SUPPLIED DATA
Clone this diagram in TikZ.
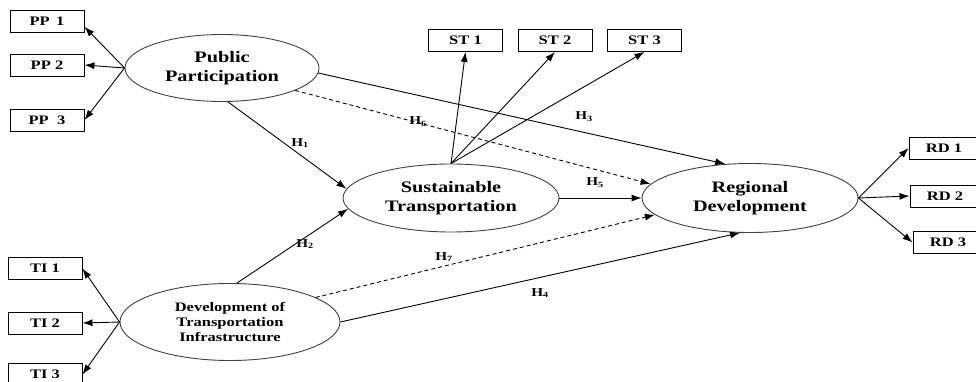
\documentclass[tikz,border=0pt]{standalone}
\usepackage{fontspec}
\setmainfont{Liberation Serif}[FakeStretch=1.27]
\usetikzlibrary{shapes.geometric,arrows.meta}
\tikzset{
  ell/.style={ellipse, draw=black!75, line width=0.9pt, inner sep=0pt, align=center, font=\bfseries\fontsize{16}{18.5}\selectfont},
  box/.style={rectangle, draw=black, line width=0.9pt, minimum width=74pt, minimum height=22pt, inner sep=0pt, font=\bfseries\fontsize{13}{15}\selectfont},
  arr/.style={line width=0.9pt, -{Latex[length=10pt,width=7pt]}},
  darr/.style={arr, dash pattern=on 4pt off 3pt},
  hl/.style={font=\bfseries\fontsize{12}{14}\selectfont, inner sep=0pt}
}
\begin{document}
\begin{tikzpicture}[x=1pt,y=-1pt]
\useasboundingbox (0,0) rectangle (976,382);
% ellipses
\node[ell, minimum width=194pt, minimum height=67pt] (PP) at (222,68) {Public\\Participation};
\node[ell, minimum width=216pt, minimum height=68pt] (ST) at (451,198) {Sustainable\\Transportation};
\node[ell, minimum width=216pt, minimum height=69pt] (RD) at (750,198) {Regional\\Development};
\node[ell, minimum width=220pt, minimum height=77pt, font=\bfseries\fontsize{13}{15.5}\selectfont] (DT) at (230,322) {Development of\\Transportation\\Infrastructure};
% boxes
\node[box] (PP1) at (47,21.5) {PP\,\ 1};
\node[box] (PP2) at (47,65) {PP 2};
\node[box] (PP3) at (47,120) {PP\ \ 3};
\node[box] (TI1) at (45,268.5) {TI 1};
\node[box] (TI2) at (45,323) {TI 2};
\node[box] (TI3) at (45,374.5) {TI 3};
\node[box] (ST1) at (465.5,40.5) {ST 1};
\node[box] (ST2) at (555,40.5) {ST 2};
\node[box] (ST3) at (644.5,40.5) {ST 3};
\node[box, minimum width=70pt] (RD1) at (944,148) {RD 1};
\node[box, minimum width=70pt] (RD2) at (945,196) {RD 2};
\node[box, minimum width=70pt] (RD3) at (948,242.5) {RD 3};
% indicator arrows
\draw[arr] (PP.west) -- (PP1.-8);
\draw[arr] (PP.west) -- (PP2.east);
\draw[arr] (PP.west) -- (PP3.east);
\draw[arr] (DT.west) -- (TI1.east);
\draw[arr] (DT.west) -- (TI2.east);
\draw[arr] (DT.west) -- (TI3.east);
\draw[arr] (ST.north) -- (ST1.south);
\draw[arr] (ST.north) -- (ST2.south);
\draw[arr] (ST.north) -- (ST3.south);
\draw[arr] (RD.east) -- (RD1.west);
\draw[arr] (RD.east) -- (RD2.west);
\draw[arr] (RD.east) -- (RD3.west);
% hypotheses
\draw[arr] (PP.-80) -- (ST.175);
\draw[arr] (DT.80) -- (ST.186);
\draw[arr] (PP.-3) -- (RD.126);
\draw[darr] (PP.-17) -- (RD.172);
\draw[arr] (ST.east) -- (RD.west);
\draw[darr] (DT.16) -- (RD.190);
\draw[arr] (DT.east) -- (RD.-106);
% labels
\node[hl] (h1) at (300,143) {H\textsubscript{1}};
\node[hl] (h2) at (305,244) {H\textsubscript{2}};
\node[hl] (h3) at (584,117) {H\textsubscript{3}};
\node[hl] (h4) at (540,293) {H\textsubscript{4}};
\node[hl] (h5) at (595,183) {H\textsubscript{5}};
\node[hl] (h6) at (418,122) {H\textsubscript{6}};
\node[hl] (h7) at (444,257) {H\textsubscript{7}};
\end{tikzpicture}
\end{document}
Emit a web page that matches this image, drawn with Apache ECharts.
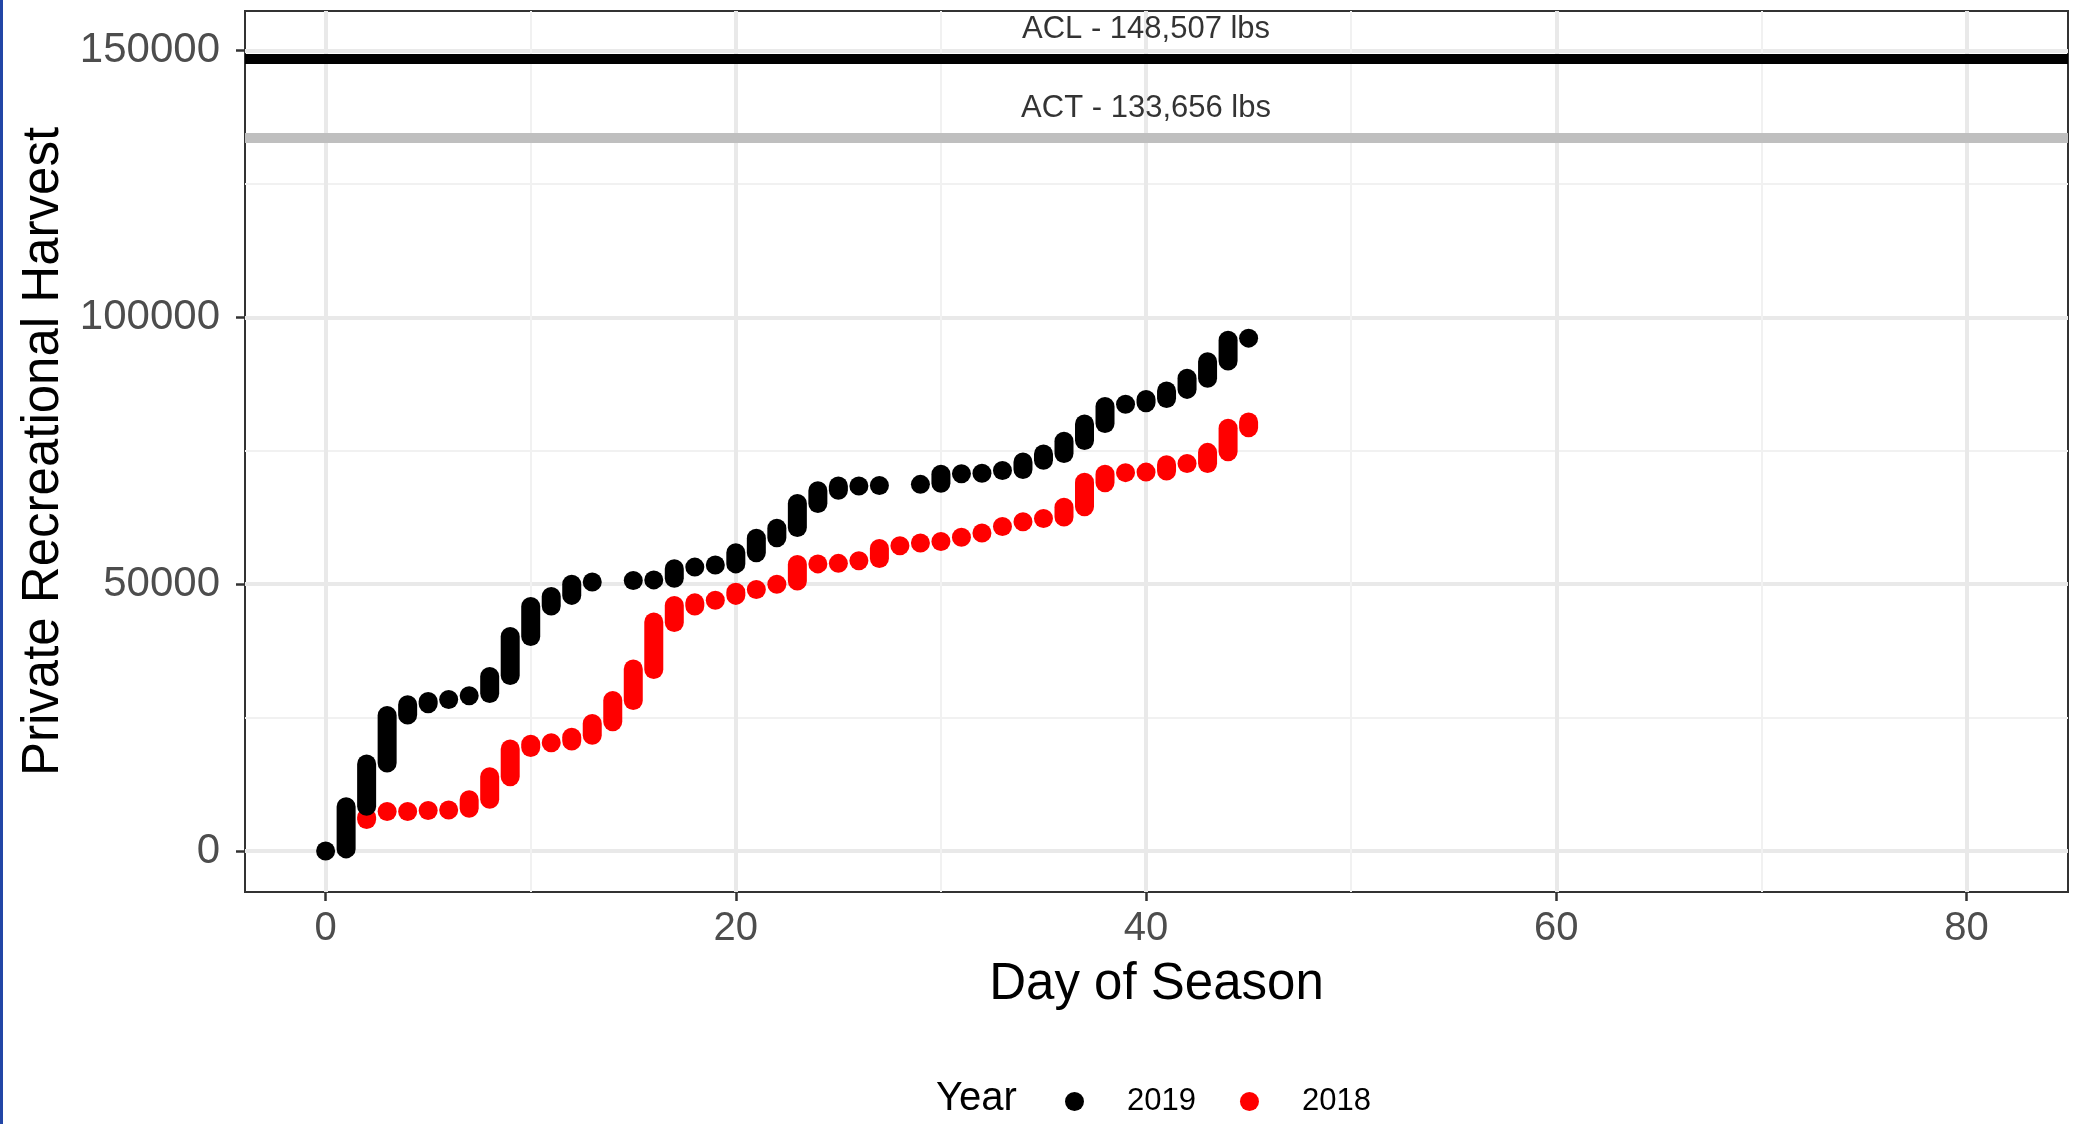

GIVEN PROBLEM
Quote the preceding records in their entirety, excluding every picture.

TASK ANSWER
Clone this diagram in TikZ.
\documentclass[tikz,border=0pt]{standalone}
\usepackage{fontspec}
\setmainfont{Liberation Serif}[FakeStretch=1.27]
\usetikzlibrary{shapes.geometric,arrows.meta}
\tikzset{
  ell/.style={ellipse, draw=black!75, line width=0.9pt, inner sep=0pt, align=center, font=\bfseries\fontsize{16}{18.5}\selectfont},
  box/.style={rectangle, draw=black, line width=0.9pt, minimum width=74pt, minimum height=22pt, inner sep=0pt, font=\bfseries\fontsize{13}{15}\selectfont},
  arr/.style={line width=0.9pt, -{Latex[length=10pt,width=7pt]}},
  darr/.style={arr, dash pattern=on 4pt off 3pt},
  hl/.style={font=\bfseries\fontsize{12}{14}\selectfont, inner sep=0pt}
}
\begin{document}
\begin{tikzpicture}[x=1pt,y=-1pt]
\useasboundingbox (0,0) rectangle (976,382);
% ellipses
\node[ell, minimum width=194pt, minimum height=67pt] (PP) at (222,68) {Public\\Participation};
\node[ell, minimum width=216pt, minimum height=68pt] (ST) at (451,198) {Sustainable\\Transportation};
\node[ell, minimum width=216pt, minimum height=69pt] (RD) at (750,198) {Regional\\Development};
\node[ell, minimum width=220pt, minimum height=77pt, font=\bfseries\fontsize{13}{15.5}\selectfont] (DT) at (230,322) {Development of\\Transportation\\Infrastructure};
% boxes
\node[box] (PP1) at (47,21.5) {PP\,\ 1};
\node[box] (PP2) at (47,65) {PP 2};
\node[box] (PP3) at (47,120) {PP\ \ 3};
\node[box] (TI1) at (45,268.5) {TI 1};
\node[box] (TI2) at (45,323) {TI 2};
\node[box] (TI3) at (45,374.5) {TI 3};
\node[box] (ST1) at (465.5,40.5) {ST 1};
\node[box] (ST2) at (555,40.5) {ST 2};
\node[box] (ST3) at (644.5,40.5) {ST 3};
\node[box, minimum width=70pt] (RD1) at (944,148) {RD 1};
\node[box, minimum width=70pt] (RD2) at (945,196) {RD 2};
\node[box, minimum width=70pt] (RD3) at (948,242.5) {RD 3};
% indicator arrows
\draw[arr] (PP.west) -- (PP1.-8);
\draw[arr] (PP.west) -- (PP2.east);
\draw[arr] (PP.west) -- (PP3.east);
\draw[arr] (DT.west) -- (TI1.east);
\draw[arr] (DT.west) -- (TI2.east);
\draw[arr] (DT.west) -- (TI3.east);
\draw[arr] (ST.north) -- (ST1.south);
\draw[arr] (ST.north) -- (ST2.south);
\draw[arr] (ST.north) -- (ST3.south);
\draw[arr] (RD.east) -- (RD1.west);
\draw[arr] (RD.east) -- (RD2.west);
\draw[arr] (RD.east) -- (RD3.west);
% hypotheses
\draw[arr] (PP.-80) -- (ST.175);
\draw[arr] (DT.80) -- (ST.186);
\draw[arr] (PP.-3) -- (RD.126);
\draw[darr] (PP.-17) -- (RD.172);
\draw[arr] (ST.east) -- (RD.west);
\draw[darr] (DT.16) -- (RD.190);
\draw[arr] (DT.east) -- (RD.-106);
% labels
\node[hl] (h1) at (300,143) {H\textsubscript{1}};
\node[hl] (h2) at (305,244) {H\textsubscript{2}};
\node[hl] (h3) at (584,117) {H\textsubscript{3}};
\node[hl] (h4) at (540,293) {H\textsubscript{4}};
\node[hl] (h5) at (595,183) {H\textsubscript{5}};
\node[hl] (h6) at (418,122) {H\textsubscript{6}};
\node[hl] (h7) at (444,257) {H\textsubscript{7}};
\end{tikzpicture}
\end{document}
Emit a web page that matches this image, drawn with Apache ECharts.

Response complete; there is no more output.